Maria Thompson Daviess was an American painter and author. Though firstly being in love with art, she published more than thirteen books, romances for the most part.
Background
Maria Thompson Daviess was born on November 25, 1872 in Harrodsburg, Kentucky, United States. She was the daughter of John Burton Thompson and Leonora (Hamilton) Daviess.
Her father belonged to a family long prominent in Kentucky, and his mother, whose full name he gave to his daughter, was a woman of considerable literary interests and performance. He died early and his widow with her children took up residence at her family home, Nashville, Tennessee, United States. There, except for long visits to her father’s relatives in Kentucky, Maria spent all of her childhood.
Education
After attending the Nashville Young Ladies College and the Hill School in Shelbyville, Kentucky, Maria entered Wellesley, where she remained (1891 - 92) until her mother’s ill health necessitated her being at home.

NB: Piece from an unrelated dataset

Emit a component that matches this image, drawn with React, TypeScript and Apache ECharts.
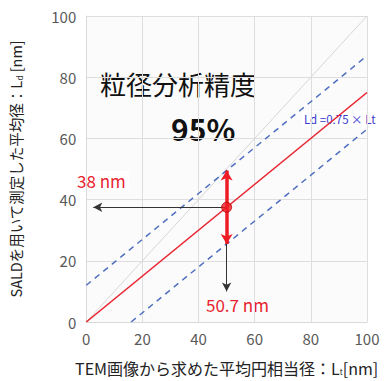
import React, { useEffect, useRef } from "react";
import * as echarts from "echarts";

const xTicks = [0, 20, 40, 60, 80, 100];
const yTicks = [0, 20, 40, 60, 80, 100];
const identityLine = [[0, 0], [100, 100]];
const fitLine = [[0, 0], [100, 75]];
const upperBand = [[0, 12], [100, 87]];
const lowerBand = [[16, 0], [100, 63]];
const samplePoint = [[50, 37.5]];
const rangeArrow = [[50, 25.5], [50, 49.5]];
const leftArrow = [[50, 37.5], [2.5, 37.5]];
const downArrow = [[50, 37.5], [50, 10]];

const FONT = "'Noto Sans CJK JP', 'Noto Sans', sans-serif";

export default function App() {
  const ref = useRef<HTMLDivElement>(null);
  useEffect(() => {
    const chart = echarts.init(ref.current!, null, { renderer: "svg" });
    const blue = "#4f6fbf";
    chart.setOption({
      animation: false,
      textStyle: { fontFamily: FONT },
      grid: { left: 85, right: 18, top: 16, bottom: 59, backgroundColor: "#fbfbfb", show: true, borderWidth: 0 },
      xAxis: {
        type: "value",
        min: xTicks[0],
        max: xTicks[xTicks.length - 1],
        interval: 20,
        axisLine: { show: true, lineStyle: { color: "#d9d9d9" } },
        axisTick: { show: false },
        splitLine: { lineStyle: { color: "#dedede" } },
        axisLabel: { color: "#595959", fontSize: 15, margin: 9, fontFamily: FONT },
        name: "TEM画像から求めた平均円相当径：L{sub|t}[nm]",
        nameLocation: "middle",
        nameGap: 37,
        nameTextStyle: {
          color: "#222",
          fontSize: 16,
          fontFamily: FONT,
          rich: { sub: { fontSize: 8, padding: [9, 0, 0, 0], color: "#222" } },
        },
      },
      yAxis: {
        type: "value",
        min: yTicks[0],
        max: yTicks[yTicks.length - 1],
        interval: 20,
        axisLine: { show: true, lineStyle: { color: "#d9d9d9" } },
        axisTick: { show: false },
        splitLine: { lineStyle: { color: "#dedede" } },
        axisLabel: { color: "#595959", fontSize: 15, margin: 10, fontFamily: FONT },
        name: "SALDを用いて測定した平均径：L{sub|d} [nm]",
        nameLocation: "middle",
        nameRotate: 90,
        nameGap: 63,
        nameTextStyle: {
          color: "#222",
          fontSize: 14.5,
          fontFamily: FONT,
          rich: { sub: { fontSize: 8, color: "#222", padding: [8, 0, 0, 0] } },
        },
      },
      series: [
        {
          type: "line",
          data: identityLine,
          symbol: "none",
          lineStyle: { color: "#d6d6d6", width: 1 },
          silent: true,
        },
        {
          type: "line",
          data: upperBand,
          symbol: "none",
          lineStyle: { color: blue, width: 1.5, type: [6, 5] },
        },
        {
          type: "line",
          data: lowerBand,
          symbol: "none",
          lineStyle: { color: blue, width: 1.5, type: [6, 5] },
        },
        {
          type: "line",
          data: fitLine,
          symbol: "none",
          lineStyle: { color: "#e8232e", width: 1.6 },
          markLine: {
            silent: true,
            label: { show: false },
            data: [
              [
                { coord: leftArrow[0], symbol: "none", lineStyle: { color: "#333", width: 1, type: "solid" } },
                { coord: leftArrow[1], symbol: "arrow", symbolSize: [7, 9] },
              ],
              [
                { coord: downArrow[0], symbol: "none", lineStyle: { color: "#333", width: 1, type: "solid" } },
                { coord: downArrow[1], symbol: "arrow", symbolSize: [7, 9] },
              ],
              [
                { coord: rangeArrow[0], symbol: "arrow", symbolSize: [9, 10], lineStyle: { color: "#ee1c25", width: 3.5, type: "solid" } },
                { coord: rangeArrow[1], symbol: "arrow", symbolSize: [9, 10] },
              ],
            ],
          },
        },
        {
          type: "scatter",
          data: samplePoint,
          symbolSize: 10,
          itemStyle: { color: "#ee1c25", borderColor: "#b00", borderWidth: 1 },
          z: 10,
        },
      ],
      graphic: [
        {
          type: "text",
          left: 100,
          top: 70,
          style: { text: "粒径分析精度", fontSize: 26, fill: "#111", fontFamily: FONT },
        },
        {
          type: "text",
          left: 171,
          top: 113,
          style: { text: "95%", fontSize: 30, fontWeight: "bold", fill: "#111", fontFamily: FONT },
        },
        {
          type: "text",
          left: 74,
          top: 171,
          style: { text: "38 nm", fontSize: 17, fill: "#e8232e", fontFamily: FONT, backgroundColor: "#fff", padding: [1, 3] },
        },
        {
          type: "text",
          left: 206,
          top: 296,
          style: { text: "50.7 nm", fontSize: 17, fill: "#e8232e", fontFamily: FONT },
        },
        {
          type: "text",
          left: 302,
          top: 111,
          style: { text: "Ld =0.75 × Lt", fontSize: 11.5, fill: "#3a3ad0", fontFamily: FONT, backgroundColor: "#fff", padding: [2, 2] },
        },
      ],
    });
    return () => chart.dispose();
  }, []);
  return <div ref={ref} style={{ width: 385, height: 381, position: "absolute", left: 0, top: 0 }} />;
}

She studied in the (Nashville) Peabody Art School, and, after her mother’s death, spent two years (1902 - 04) in various schools of art in Paris.
Career
In 1904-05 specimens of her painting were exhibited in the Paris Salon.
Returning to Nashville in the summer of 1904, she taught art, and during the next few years maintained a studio of photography, miniature painting, jewelry design—and general discussion for the local illuminati.
Almost by accident she discovered that she could write stories acceptable to the juvenile readers of Sunday-school magazines, and in 1909 her Miss Selina Lite and the Soapbox Babies made it evident that she could please also many persons of more advanced years.
By 1920 she had published thirteen other books, romances for the most part, all thin and sentimental, but all popular, inspired by a quick, ebullient, amiably disposed mind.
Her best- known work is The Melting of Molly (1912). Some of her other books had distinct and aggressive aims: The Tinderbox (1913), to advance the cause of woman suffrage; Over Paradise Ridge (1915), to check the flow of population from farm to city; The Heart’s Kingdom (1917), to solve religious difficulties; and The Matrix (1920), to emphasize the extent of the nation’s indebtedness to Lincoln’s mother. Most of these purposes were restated along with many convictions of hers in her autobiography, Seven Times Seven, presented in seven “reels, ” as she named her chapters, during 1924.
As soon as the income from her books warranted her doing so she bought a farm near Nashville and lived on it when she was not more attracted to New York.
During the World War in 1917-18 she was commissioned by the government to go about making speeches to show the importance of food corn servation.
For the last five years of her life she suffered pitiably from articular rheumatism.